My daughter is at Bryn Mawr and is having a pretty similar experience - she gets to spend a lot more time in a big city (Philly) than I did though because Smith is much farther from Boston.
Anonymous
I went to Smith and for me it was also some of the best years of my life. It was incredibly inspiring to see a woman in every student leadership position and have every sports hero be a woman too. I got an amazing education and was able to do research with my professors. I was a mathematics major and was grateful that every class was filled with brilliant, curious women. There were plenty of boys around at Amherst and UMass so I didn't miss anything there.

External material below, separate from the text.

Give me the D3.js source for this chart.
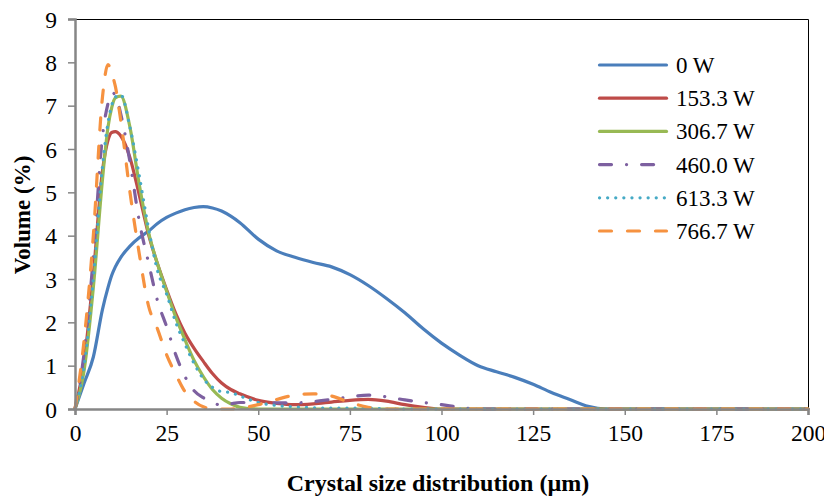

Smith prepared me well to pursue a doctorate in Civil Engineering at MIT.
Anonymous
The girls that choose to attend an all womens' college (from our all girls' high school) almost always choose Smith. Second would be Wellsley. I haven't seen any chose Mount Holyoke or Bry Mawr. I am not sure why...
Anonymous
My DD goes to Scripps College in Claremont, CA. She loves going to a women's college, and also really likes being part of the consortium where she can take other classes. The southern California weather is fantastic and the campus is the most beautiful one I've ever visited.
Anonymous
Anonymous wrote:Any thoughts on Barnard?


I’m a Barnard parent. My DD rushed freshman year and most of the “Greek Life” crew is very much like any coed college. The sororities are Columbia chapters, and pretty evenly represented between Barnard and Columbia. Social life. Frat parties etc. she’s having an amazing experience. I have asked about LGBTQ presence, and she has a very diverse group of friends. I think the Greek segment kind of separates those groups to an extent. But not to the point of being exclusionary. I really love that she’s enjoying Greek life but also maintaining friendships with other students who are not part of that community, including some who are LGBTQ.